Photo courtesy of the National Museum of American History
Story by Bryanna Weinstein
On Monday, November 11, MTSU held its final Fall Honors Lecture entitled “Old Enough to Fight, Old Enough to Vote” led by Amy Sayward, a professor in the Department of History.
The whole series has focused on the subtopic of “Suffrage,” and this final lecture was no exception.
Sayward started by listing the steps taken when conducting historical research. Her research focused specifically around youth leadership in voting rights in the 1960s, which helped lead to the 26th Amendment in 1971.
Step one is starting with a reasonable hypothesis. Sayward’s hypothesis was that the passage of the 26th Amendment in 1971 was likely led by students and veterans.
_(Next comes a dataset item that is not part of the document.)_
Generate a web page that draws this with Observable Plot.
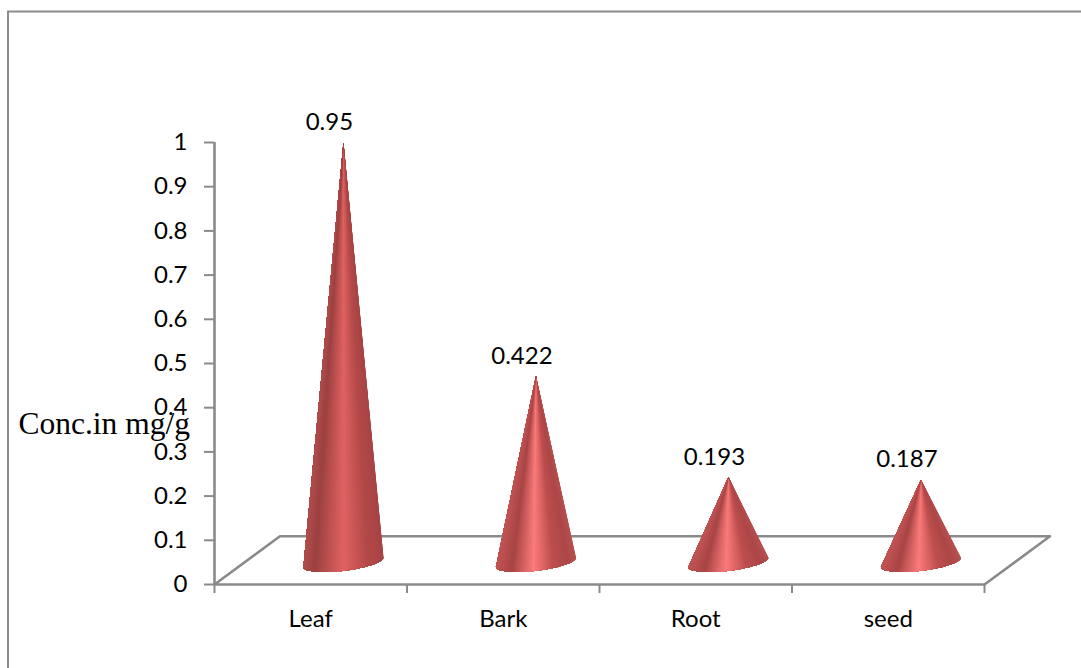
<!DOCTYPE html>
<html>
<head>
<meta charset="utf-8">
<style>
  html, body { margin: 0; padding: 0; background: #fff; }
</style>
<script src="https://cdn.jsdelivr.net/npm/d3@7"></script>
<script src="https://cdn.jsdelivr.net/npm/@observablehq/plot@0.6"></script>
</head>
<body>
<script>
// Concentration by plant part, mg/g
const parts = ["Leaf", "Bark", "Root", "seed"];
const concentrations = [0.95, 0.422, 0.193, 0.187];
const valueTicks = [0, 0.1, 0.2, 0.3, 0.4, 0.5, 0.6, 0.7, 0.8, 0.9, 1];

// Oblique projection of the chart's floor: depth shifts x (category units) and y (axis units)
const depthX = 0.34;
const depthY = 0.109;
const coneDepth = 0.5;
const coneRadius = 0.208;
const ellipseHeight = 0.019;
const ellipseTilt = 0.0105;
const gores = 80;

const floor = [
  {x: 0, y: 0},
  {x: depthX, y: depthY},
  {x: 4 + depthX, y: depthY},
  {x: 4, y: 0},
  {x: 0, y: 0}
];

// Surface shading, left to right across a cone
const leafShade = d3.scaleLinear()
  .domain([0, 0.14, 0.5, 0.8, 1])
  .range(["#b24d4d", "#9c4141", "#e06262", "#b34949", "#a84444"]);
const brightShade = d3.scaleLinear()
  .domain([0, 0.2, 0.47, 0.72, 0.9, 1])
  .range(["#c25454", "#a84545", "#fb7a7a", "#bd4e4e", "#ad4747", "#b85050"]);
const shades = [leafShade, brightShade, brightShade, brightShade];

// A cone is a fan of narrow gores from the apex to the front of the tilted base ellipse.
// Each gore runs on under its neighbour so no hairline shows between them.
function coneGores(value, i) {
  const cx = i + 0.5 + depthX * coneDepth;
  const cy = depthY * coneDepth - 0.0045;
  const rim = t => ({
    x: cx + coneRadius * Math.cos(t),
    y: cy + ellipseTilt * Math.cos(t) - ellipseHeight * Math.sin(t)
  });
  const pts = [];
  for (let k = 0; k < gores; ++k) {
    const t0 = Math.PI * k / gores;
    const t1 = Math.PI;
    const across = (1 - Math.cos(t0 + Math.PI / gores / 2)) / 2;
    const shade = d3.color(shades[i](1 - across)).formatHex();
    const gore = `${i}-${String(k).padStart(3, "0")}`;
    pts.push({x: cx, y: cy + value, gore, shade});
    for (const t of d3.range(t0, t1 + 1e-6, Math.PI / gores)) pts.push({...rim(t), gore, shade});
  }
  return pts;
}

// Thin border along the top and left of the picture
function pageBorder() {
  return d3.create("svg:path")
    .attr("d", "M8,668V11.5H1081")
    .attr("fill", "none")
    .attr("stroke", "#8c8c8c")
    .attr("stroke-width", 2)
    .node();
}

const axisColor = "#8a8a8a";
const axisWidth = 2.6;
const labelFont = "Lato";

const chart = Plot.plot({
  width: 1081,
  height: 668,
  marginTop: 142,
  marginBottom: 84,
  marginLeft: 214,
  marginRight: 97,
  style: {background: "#fff", color: "#000", fontFamily: labelFont, fontSize: "24px"},
  x: {domain: [0, 4], axis: null},
  y: {domain: [0, 1], axis: null},
  color: {type: "identity"},
  marks: [
    pageBorder,
    Plot.line(floor, {x: "x", y: "y", stroke: axisColor, strokeWidth: axisWidth}),
    Plot.ruleX([0], {y1: 0, y2: 1, stroke: axisColor, strokeWidth: axisWidth}),
    Plot.axisY({
      ticks: valueTicks, tickSize: 10, tickPadding: 17, stroke: axisColor,
      strokeWidth: 2, fill: "#000", tickFormat: d => String(d), label: null
    }),
    Plot.axisX({
      ticks: [0, 1, 2, 3, 4], tickSize: 9, stroke: axisColor, strokeWidth: 2,
      tickFormat: () => "", label: null
    }),
    Plot.axisX({
      ticks: parts.map((_, i) => i + 0.5), tickSize: 0, tickPadding: 25, fill: "#000",
      tickFormat: d => parts[d - 0.5], label: null
    }),
    ...concentrations.map((v, i) =>
      Plot.line(coneGores(v, i), {x: "x", y: "y", z: "gore", fill: "shade", stroke: "none"})
    ),
    Plot.text(concentrations, {
      x: (_, i) => i + 0.5 + depthX * coneDepth - 0.073,
      y: d => d + depthY * coneDepth - 0.0045,
      text: d => String(d),
      dy: -20,
      fill: "#000",
      fontFamily: labelFont,
      fontSize: 24
    }),
    Plot.text(["Conc.in mg/g"], {
      frameAnchor: "top-left",
      dx: -196,
      dy: 269,
      fill: "#000",
      fontFamily: "Liberation Serif",
      fontSize: 31.5
    })
  ]
});

document.body.append(chart);
</script>
</body>
</html>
It was a logical hypothesis to have, as students and veterans were very active during the 1960s while protesting the Vietnam War and other cultural issues at the time.
Step two involves researching existing data. Sayward explained how she went back through a plethora of documents and books that surrounded the voting movement of the 1960s, and she hoped to find mention of the 26th Amendment. She found absolutely nothing.
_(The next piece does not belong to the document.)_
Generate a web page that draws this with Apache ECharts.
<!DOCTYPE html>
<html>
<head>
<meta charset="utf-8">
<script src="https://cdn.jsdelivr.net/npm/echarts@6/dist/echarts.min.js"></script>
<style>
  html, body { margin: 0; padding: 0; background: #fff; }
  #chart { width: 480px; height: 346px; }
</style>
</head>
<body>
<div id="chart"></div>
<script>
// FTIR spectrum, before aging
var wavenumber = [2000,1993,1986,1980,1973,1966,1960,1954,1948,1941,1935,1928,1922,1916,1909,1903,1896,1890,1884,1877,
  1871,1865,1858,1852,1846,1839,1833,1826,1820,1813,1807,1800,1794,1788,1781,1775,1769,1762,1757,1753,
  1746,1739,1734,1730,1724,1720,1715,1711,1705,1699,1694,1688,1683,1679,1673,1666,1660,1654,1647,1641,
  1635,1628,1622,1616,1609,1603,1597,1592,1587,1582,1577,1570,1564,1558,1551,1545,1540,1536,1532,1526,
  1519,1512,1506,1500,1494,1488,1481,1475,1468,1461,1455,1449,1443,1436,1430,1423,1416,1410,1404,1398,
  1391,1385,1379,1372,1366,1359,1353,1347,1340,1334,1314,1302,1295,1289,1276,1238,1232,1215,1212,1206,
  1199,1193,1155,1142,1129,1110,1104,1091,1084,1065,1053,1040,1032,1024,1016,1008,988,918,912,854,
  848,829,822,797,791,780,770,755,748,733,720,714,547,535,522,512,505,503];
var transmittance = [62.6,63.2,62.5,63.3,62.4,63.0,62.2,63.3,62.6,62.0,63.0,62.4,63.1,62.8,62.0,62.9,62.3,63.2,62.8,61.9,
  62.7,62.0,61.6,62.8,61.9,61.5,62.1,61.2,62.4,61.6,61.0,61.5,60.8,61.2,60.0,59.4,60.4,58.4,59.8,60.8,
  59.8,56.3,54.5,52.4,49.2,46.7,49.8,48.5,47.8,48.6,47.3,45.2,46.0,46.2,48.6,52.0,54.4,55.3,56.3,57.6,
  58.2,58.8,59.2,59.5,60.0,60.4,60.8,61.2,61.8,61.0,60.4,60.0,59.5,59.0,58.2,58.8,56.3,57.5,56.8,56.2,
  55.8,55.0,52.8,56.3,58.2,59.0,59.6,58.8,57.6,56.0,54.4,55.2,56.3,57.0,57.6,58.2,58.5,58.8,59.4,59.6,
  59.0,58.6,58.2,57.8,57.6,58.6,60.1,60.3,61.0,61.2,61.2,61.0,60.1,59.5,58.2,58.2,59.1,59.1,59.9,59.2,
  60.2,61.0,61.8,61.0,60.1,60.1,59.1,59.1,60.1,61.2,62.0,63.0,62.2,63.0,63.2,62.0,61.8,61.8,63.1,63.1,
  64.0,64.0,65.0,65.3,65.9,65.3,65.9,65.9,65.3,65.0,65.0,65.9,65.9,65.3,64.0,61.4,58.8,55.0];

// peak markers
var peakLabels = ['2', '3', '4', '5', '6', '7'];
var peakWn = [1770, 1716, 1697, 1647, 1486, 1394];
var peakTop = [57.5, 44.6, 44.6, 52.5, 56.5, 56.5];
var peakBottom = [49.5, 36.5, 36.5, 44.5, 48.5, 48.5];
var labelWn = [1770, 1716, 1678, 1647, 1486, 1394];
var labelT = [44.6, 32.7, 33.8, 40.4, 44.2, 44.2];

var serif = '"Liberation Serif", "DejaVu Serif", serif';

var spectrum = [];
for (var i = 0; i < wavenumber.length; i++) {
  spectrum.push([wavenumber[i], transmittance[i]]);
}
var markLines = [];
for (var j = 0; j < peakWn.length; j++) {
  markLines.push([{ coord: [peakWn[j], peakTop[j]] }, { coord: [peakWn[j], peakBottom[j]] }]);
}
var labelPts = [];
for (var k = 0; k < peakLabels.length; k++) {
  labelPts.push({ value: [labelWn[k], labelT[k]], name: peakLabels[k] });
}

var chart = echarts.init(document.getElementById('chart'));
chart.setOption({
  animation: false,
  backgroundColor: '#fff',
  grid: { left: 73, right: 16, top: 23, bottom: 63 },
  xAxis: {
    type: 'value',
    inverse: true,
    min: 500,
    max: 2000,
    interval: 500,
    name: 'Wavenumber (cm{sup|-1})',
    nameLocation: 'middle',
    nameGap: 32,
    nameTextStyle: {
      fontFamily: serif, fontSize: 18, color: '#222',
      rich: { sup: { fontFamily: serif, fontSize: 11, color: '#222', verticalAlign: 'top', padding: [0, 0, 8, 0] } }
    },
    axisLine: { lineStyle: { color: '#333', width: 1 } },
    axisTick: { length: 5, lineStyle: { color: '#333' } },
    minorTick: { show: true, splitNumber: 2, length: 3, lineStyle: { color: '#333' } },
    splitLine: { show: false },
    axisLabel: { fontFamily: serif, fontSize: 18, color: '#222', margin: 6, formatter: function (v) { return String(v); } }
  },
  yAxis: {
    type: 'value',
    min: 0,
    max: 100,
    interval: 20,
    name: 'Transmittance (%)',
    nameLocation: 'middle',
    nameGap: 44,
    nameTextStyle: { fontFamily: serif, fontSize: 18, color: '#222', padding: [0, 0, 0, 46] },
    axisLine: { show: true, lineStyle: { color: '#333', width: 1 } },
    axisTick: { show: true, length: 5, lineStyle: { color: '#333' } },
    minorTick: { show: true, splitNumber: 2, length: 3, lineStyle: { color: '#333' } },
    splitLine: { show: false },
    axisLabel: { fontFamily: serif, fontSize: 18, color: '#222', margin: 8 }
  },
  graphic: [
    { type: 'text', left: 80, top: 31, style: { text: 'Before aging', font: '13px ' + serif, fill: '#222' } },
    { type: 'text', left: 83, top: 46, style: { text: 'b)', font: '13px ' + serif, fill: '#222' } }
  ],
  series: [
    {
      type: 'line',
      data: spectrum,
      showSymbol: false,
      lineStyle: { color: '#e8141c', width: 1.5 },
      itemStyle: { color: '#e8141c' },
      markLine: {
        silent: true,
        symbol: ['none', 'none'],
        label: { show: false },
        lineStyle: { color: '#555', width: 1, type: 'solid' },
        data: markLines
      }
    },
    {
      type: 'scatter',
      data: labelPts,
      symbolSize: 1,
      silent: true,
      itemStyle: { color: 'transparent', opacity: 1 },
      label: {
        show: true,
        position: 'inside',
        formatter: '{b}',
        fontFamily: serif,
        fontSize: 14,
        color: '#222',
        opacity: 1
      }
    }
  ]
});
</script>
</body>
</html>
“Hundreds of pages and how many mentions of the 26th Amendment? Zero.”
While that was a bit concerning for her as she researched, Professor Sayward kept going and kept learning more in her research, deciding to focus on Tennessee. Which brings up step three, learning more about the research topic.
Sayward informed students of how Tennessee ratified the Amendment in just 40 minutes on the same day that Congress passed it, which was quite a shock to most of the students in attendance. While they ratified the amendment in such short time, they were not the first. Delaware, Minnesota, Washington and Connecticut beat them to the punch.
Step four is all about the primary sources, which is what most historians refer to for their research. Sayward referred back to Tennessee newspapers from 1970 to 1972 to find out if there was any mention of the Amendment, but she came up short yet again.
The lack of results did not stop her, and her research did not only focus on Tennessee. Sayward looked back on many time periods where a change to the voting age was considered. Surprisingly, this discussion was intertwined with the lowering of the age that men could be drafted. Six proposals during WWII were introduced to lower the voting age, but never went through.
Sayward quotes Arthur Vandenburgh, a Republican from Michigan during the War, “On the day we, Congress, reduced the draft age, I introduce the constitutional amendment that the voting age be similarly reduced. In my opinion, if a boy is old enough to fight for his country, he’s old enough to have something to say about the government he defends.”
Of course, the push back came from other Senators. Many opposed teenagers having the right to vote and that viewpoint stayed strong until the 1960s. The sentiment was echoed by President Richard Nixon during a really difficult time in his presidency as he sought re-election.
Sayward mentioned Senator Birch Bayh, who became the catalyst for teen voting. He rallied students to make coalitions and set up events on campus to show there is a demand for voting rights. With the help of a college student named Dennis Edwards, he was able to show the need, and this mobilized other students across the country to do the same.
Through their combined efforts, they were able to secure the 26th Amendment. While the results of the presidential race of that year didn’t fare well, they set the path for students to progress much faster for their rights overall in future elections.